Espèce porte-drapeau, espèce-phare, espèce parapluie
Une espèce porte-drapeau ou espèce-phare (flagship species) est une espèce emblématique bénéficiant d’une représentation positive de la part du grand public et facilitant la mobilisation en faveur de la protection de son habitat. L’une des premières utilisations du mot concerne les tortues de mer (Frazier, 2005). On parle aussi à propos de ces espèces d’un charisme non humain (Lorimer, 2007). On peut citer le panda et les grands singes (comme l’orang-outang) pour les forêts équatoriales et tropicales, l’ours blanc pour les milieux arctiques, le dugong sur les rivages tropicaux (Surmont, 2024) ou encore le tigre pour la jungle indienne.
L’importance des espèces porte-drapeau est connue depuis longtemps des écologues et des ONG environnementalistes. Leur capital de sympathie facilite la levée de fonds et rend plus spectaculaires les campagnes de communication. Par exemple le WWF vend des peluches jaguar pour la protection du cerrado brésilien, et on ne compte plus les représentations d’ours blancs prisonniers d’une banquise menacée par le changement climatique.
On peut aussi qualifier ces espèces d’espèces-parapluies lorsque leur protection bénéficie aux autres espèces appartenant au même écosystème, mais qui ne sont pas pourvues du même charisme. La protection du castor d’Europe a pu ainsi profiter à d’autres espèces menacées par la destruction ou l’artificialisation des écosystèmes aquatiques (Le Lay, Arnoud et Comby, 2017).
L’usage d’espèces porte-drapeau pour la protection des milieux fait aussi l’objet de critiques.

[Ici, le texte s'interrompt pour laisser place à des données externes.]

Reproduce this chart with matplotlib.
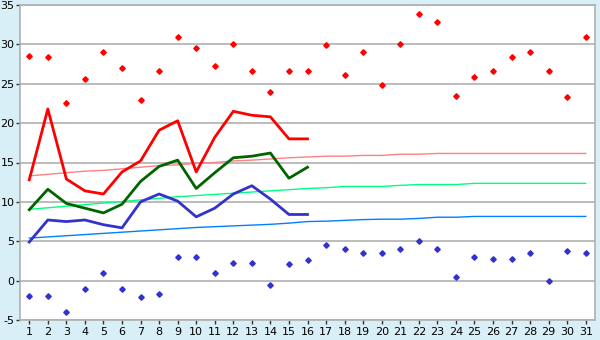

Le charisme d’une espèce dépend en partie de sa ressemblance avec l’espèce humaine. Les mammifères génèrent plus de sympathie que les invertébrés : « Le sort d'un scarabée ne fait pas pleurer comme celui d'un bébé phoque » (Libération, 1998, déclaration d’un opposant au tracé de l’autoroute A28 entre Le Mans et Tours, à propos du scarabée pique-prune, espèce protégée dont la découverte a finalement abouti au contournement de la forêt de Bercé par l’autoroute). On peut opposer à cette critique le capital-sympathie des abeilles, dont l’image est souvent utilisée pour justifier la population des populations d’insectes en général.
Ériger des espèces en mascotte conduit à en fournir des représentations anthropomorphiques (peluches, déguisements pour les activistes, dessins d’animaux parlant pour exprimer leur cause, etc.) et donc à protéger de ce qui ressemble à l’humain et non à protéger la nature pour elle-même. Cela pose aussi la question des milieux dépourvus d’une espèce étendard et de leur préservation. Cependant, des espèces à faible charisme initial peuvent bénéficier d’une revalorisation de leur image et aboutir ainsi à une protection ou une meilleure prise en compte de leur habitat. Ainsi, la manière dont les méduses sont mises en valeur par les jeux de lumière dans les aquariums publics permet d’améliorer leur image auprès des visiteurs et de les sensibiliser à la protection des milieux marins (Estebanez, 2014).
(JBB) novembre 2018, dernières modifications : octobre 2024.
Références citées
- Estebanez, Jean (2014), « L’océan domestiqué : les aquariums comme dispositifs d’extension de l’Ecoumène », Géoconfluences, 7 juillet 2014.
- Frazier, John (2005). Frazier, John G. 2005. "Marine Turtles: The Role of Flagship Species in Interactions Between People and the Sea." MAST. 4 (1): 5–38.
- Le Lay, Yves-François, Arnould, Paul et Comby Emeline (2017), « Le castor, un agent en eau trouble. L’exemple du fleuve Rhône », Géocarrefour [En ligne], 91/4 | 2017.
- Libération (1998). Hélène Crie-Wiesner, « Le scarabée pique-prune met l'A28 en danger. L'espèce est protégée, le projet d'autoroute bloqué », 1er juillet 1998.
- Lorimer, Jamie (2007). “Nonhuman Charisma.” Environment and Planning D: Society and Space, vol. 25, no. 5, Oct. 2007, pp. 911–932.
- Surmont Emmanuelle (2024), « Protéger la nature bleue à Mayotte : aires marines protégées, rapports de force et conflictualités », Géoconfluences, octobre 2024.